We've passed, so far, four bills out of the Judiciary Committee, plus our own border security bill passed out of the Homeland Security Committee. And so, we're making a lot of progress. We're moving steadily forward. But we're carefully examining each aspect of immigration reform to make sure we get it right and to try to build the kind of consensus and support that we need, particularly on the Republican side in the House.

CORNISH: There's also this House bipartisan group that's drawing up a comprehensive immigration overhaul bill. Have you agreed to hold committee hearings on that proposal?

GOODLATTE: Yes, so far that group has not been able to produce a specific piece of legislation. But we've encouraged them to do so because we think that anything that happens with immigration is going to have to be bipartisan. And if they do come forward with a specific bill or a specific legislative language, we will examine it very closely in the House Judiciary Committee. Because we think that it will benefit the process whether it's looked at as a whole or whether it's taken in individual pieces that might help inform the work that we're doing on all of these different areas of immigration reform.

CORNISH: So, Chairman, it sounds like you're not opposed to some comprehensive legislation, then. Is that correct? There's been critics who say that the immigration effort to die a slow death in this piecemeal approach to getting something done.

GOODLATTE: Well, we don't believe it's piecemeal. We believe it is step-by-step. And again, we are working both with the bipartisan group in the House and in the Judiciary Committee, to try to find consensus to address each of these major areas.

CORNISH: And looking at this action in the Senate, are Republicans there misguided in assuming that the majority of support from them means that House Republicans would want to do the same?

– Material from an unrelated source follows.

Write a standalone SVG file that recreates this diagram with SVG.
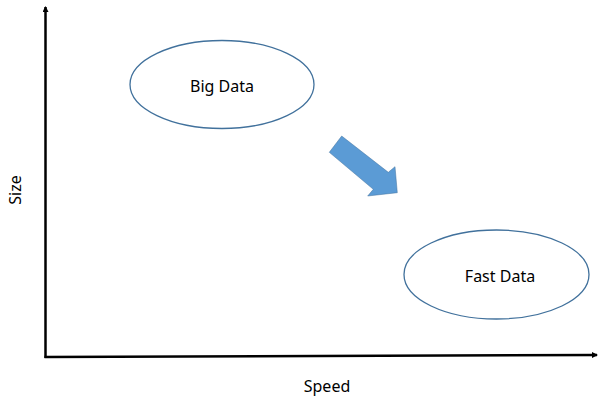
<svg xmlns="http://www.w3.org/2000/svg" width="598" height="401" viewBox="0 0 598 401">
<style>
text{font-family:"Noto Sans","Open Sans","Liberation Sans",sans-serif;font-size:16px;fill:#000}
.node ellipse{fill:#fff;stroke:#41719c;stroke-width:1.3}
.axis{stroke:#000;stroke-width:2.5;fill:none}
</style>
<defs>
<marker id="ah" markerWidth="6" markerHeight="6" refX="5" refY="3" orient="auto" markerUnits="userSpaceOnUse">
<path d="M0,0 L6,3 L0,6 z" fill="#000"/>
</marker>
</defs>
<rect width="598" height="401" fill="#fff"/>
<g id="connectors">
<line class="axis" x1="45.5" y1="358" x2="45.5" y2="7" marker-end="url(#ah)"/>
<line class="axis" x1="44.5" y1="357" x2="597" y2="355" marker-end="url(#ah)"/>
<polygon points="341.7,136 388.3,172.3 395,166.7 397.3,192.7 367.7,196 373.3,189.3 329.3,152.3" fill="#5b9bd5" stroke="#41719c" stroke-width="0.5"/>
</g>
<g id="big-data" class="node">
<ellipse cx="222" cy="84.5" rx="92" ry="44"/>
<text x="222" y="92" text-anchor="middle">Big Data</text>
</g>
<g id="fast-data" class="node">
<ellipse cx="496.5" cy="274.5" rx="92.5" ry="44.5"/>
<text x="500" y="282" text-anchor="middle">Fast Data</text>
</g>
<text x="21" y="190" text-anchor="middle" transform="rotate(-90 21 190)">Size</text>
<text x="327" y="392" text-anchor="middle">Speed</text>
</svg>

GOODLATTE: Well, House Republicans are going to want to see what the Senate Republicans have been demanding. And that is greater enforcement of our immigration laws. We do not want to make the same mistakes that were made in 1986, when nearly three million people were given an easy pathway to citizenship on the promise that there would be more enforcement of immigration laws and none of that has been fulfilled in any significant way.

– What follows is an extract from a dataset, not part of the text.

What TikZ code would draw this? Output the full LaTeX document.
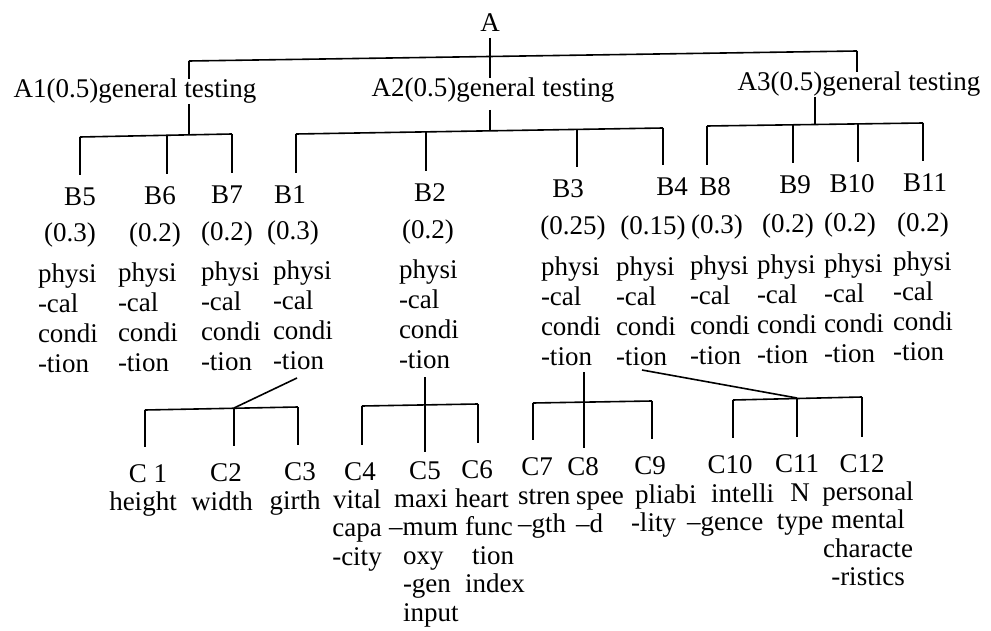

CORNISH: So this idea that if they have a bill that gets 60 or 70 votes, that will somehow pressure the House to do more, it doesn't sound like you're convinced.

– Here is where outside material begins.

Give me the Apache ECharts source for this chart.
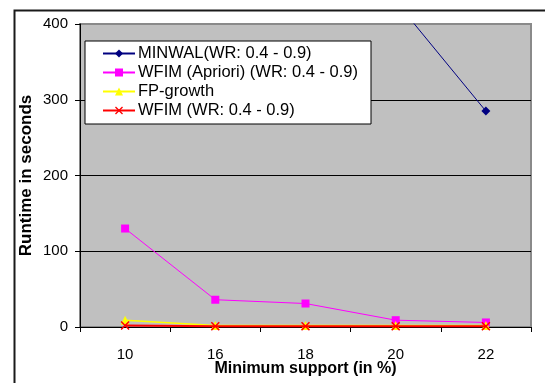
<!DOCTYPE html>
<html><head><meta charset="utf-8">
<script src="https://cdn.jsdelivr.net/npm/echarts@6/dist/echarts.min.js"></script>
<style>html,body{margin:0;padding:0;background:#fff}#c{width:545px;height:383px}</style>
</head><body><div id="c"></div>
<script>
var categories = ['10', '16', '18', '20', '22'];
var minwal = [null, null, null, 430, 285];
var wfimApriori = [130, 36, 31, 9, 6];
var fpGrowth = [9, 2, 2, 2, 2];
var wfim = [2, 1, 1, 1, 1];
var seriesNames = ['MINWAL(WR: 0.4 - 0.9)', 'WFIM (Apriori) (WR: 0.4 - 0.9)', 'FP-growth', 'WFIM (WR: 0.4 - 0.9)'];

var FONT = '"Liberation Sans", Arial, sans-serif';
var xPath = 'path://M0,1.2L1.2,0L5,3.8L8.8,0L10,1.2L6.2,5L10,8.8L8.8,10L5,6.2L1.2,10L0,8.8L3.8,5Z';

var chart = echarts.init(document.getElementById('c'), null, {renderer: 'canvas'});
chart.setOption({
  animation: false,
  backgroundColor: '#fff',
  textStyle: {fontFamily: FONT},
  graphic: [{
    type: 'rect', left: 12, top: 8, shape: {x: 0, y: 0, width: 600, height: 420},
    style: {fill: 'none', stroke: '#1a1a1a', lineWidth: 2}, z: -1, silent: true
  }],
  grid: {
    left: 80, right: 14, top: 24, bottom: 56,
    containLabel: false, outerBoundsMode: 'none',
    show: true, backgroundColor: '#C0C0C0', borderColor: '#8a8a8a', borderWidth: 2
  },
  legend: {
    orient: 'vertical', left: 85, top: 41,
    padding: [4, 13, 5, 17],
    backgroundColor: '#fff', borderColor: '#000', borderWidth: 1,
    itemWidth: 32, itemHeight: 10, itemGap: 2,
    textStyle: {fontFamily: FONT, fontSize: 16.5, color: '#000', lineHeight: 16, padding: [0, 0, 0, -2]},
    data: seriesNames
  },
  xAxis: {
    type: 'category', data: categories, boundaryGap: true,
    name: 'Minimum support (in %)', nameLocation: 'middle', nameGap: 34, nameMoveOverlap: false,
    nameTextStyle: {fontFamily: FONT, fontSize: 16, fontWeight: 'bold', color: '#000'},
    axisLine: {lineStyle: {color: '#000', width: 1}},
    axisTick: {show: true, length: 5, interval: 0, lineStyle: {color: '#000'}},
    axisLabel: {fontFamily: FONT, fontSize: 15, color: '#000', margin: 20},
    splitLine: {show: false}
  },
  yAxis: {
    type: 'value', min: 0, max: 400, interval: 100,
    name: 'Runtime in seconds', nameLocation: 'middle', nameGap: 45, nameRotate: 90, nameMoveOverlap: false,
    nameTextStyle: {fontFamily: FONT, fontSize: 17, fontWeight: 'bold', color: '#000'},
    axisLine: {show: true, lineStyle: {color: '#000', width: 1}},
    axisTick: {show: true, length: 5, lineStyle: {color: '#000'}},
    axisLabel: {fontFamily: FONT, fontSize: 15, color: '#000', margin: 12},
    splitLine: {show: true, lineStyle: {color: ['#000', '#000', '#000', '#000', '#8a8a8a'], width: 1}}
  },
  series: [
    {name: seriesNames[0], type: 'line', data: minwal, symbol: 'diamond', symbolSize: 9,
     itemStyle: {color: '#000080'}, lineStyle: {color: '#000080', width: 1}, z: 2},
    {name: seriesNames[1], type: 'line', data: wfimApriori, symbol: 'rect', symbolSize: 8,
     itemStyle: {color: '#FF00FF'}, lineStyle: {color: '#FF00FF', width: 1}, z: 3},
    {name: seriesNames[2], type: 'line', data: fpGrowth, symbol: 'triangle', symbolSize: 9,
     itemStyle: {color: '#FFFF00'}, lineStyle: {color: '#FFFF00', width: 1.5}, z: 4},
    {name: seriesNames[3], type: 'line', data: wfim, symbol: xPath, symbolSize: 9,
     itemStyle: {color: '#FF0000'}, lineStyle: {color: '#FF0000', width: 2}, z: 5}
  ]
});
</script></body></html>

GOODLATTE: It's not going to change the way I think we should approach this. And I believe that is the approach that our leadership and the overwhelming majority of the rank-and-file in the House have also been very supportive of our approach, to try to find the solutions that are needed, and not feel rushed by the Senate or by past precedent, which we think is very bad.

The Senate bill gives a legal status to all of the millions of people who are unlawfully in the United States before they put in place the kinds of enforcement reforms that we think would assure the American people that there won't be another wave of illegal immigration. And therefore, we think that's a mistake. They're putting the cart before the horse.

CORNISH: Republican Representative Bob Goodlatte of Virginia, thank you so much for speaking with us.